|
I may be wrong, but I don't see this working in theory. The basic problem is that for any physical core, there is no guarantee that any writes will ever be seen by any other core (unless the necessary extra magic is done to make this so). (There's a matching problem when reading, too, in that in theory writes made by another core can be never seen by the reading core, even if they have reached the domain covered by cache coherency, unless the necessary extra magic, etc.) So here with this code, in theory, the writes being made simply are never seen by another core, and so it doesn't work. As it is, in practise, writes typically make their way to other physical cores in a reasonably short time, whether or not the extra magic is performed; but this is not guaranteed.
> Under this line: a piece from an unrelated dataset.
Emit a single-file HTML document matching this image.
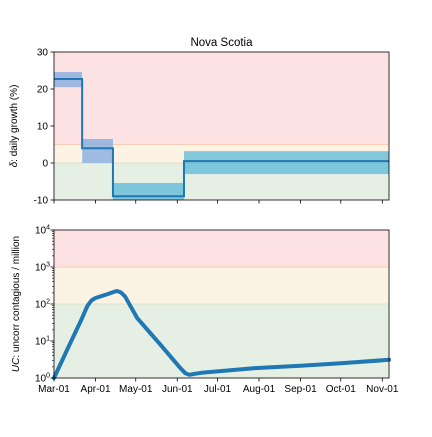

Also of course the ordering of the emergence of those writes is not guaranteed (although on some platforms, additional guarantees are provided - Intel is particular generous in this regard, and performance suffers because of it). |
They're using atomic read/writes with sequential-consistency.
This means that the compiler will automatically put memory-barriers in the appropriate locations to guarantee sequential-consistency, but probably at a significant performance cost.
The implementation is likely correct, but its the slowest performance available (seq-cst is the simplest / most braindead atomic operation, but slowest because you probably don't need all those memory barriers).
I'd expect that Acq-release style barriers is possible for this use case, which would be faster on x86, POWER, and ARM systems.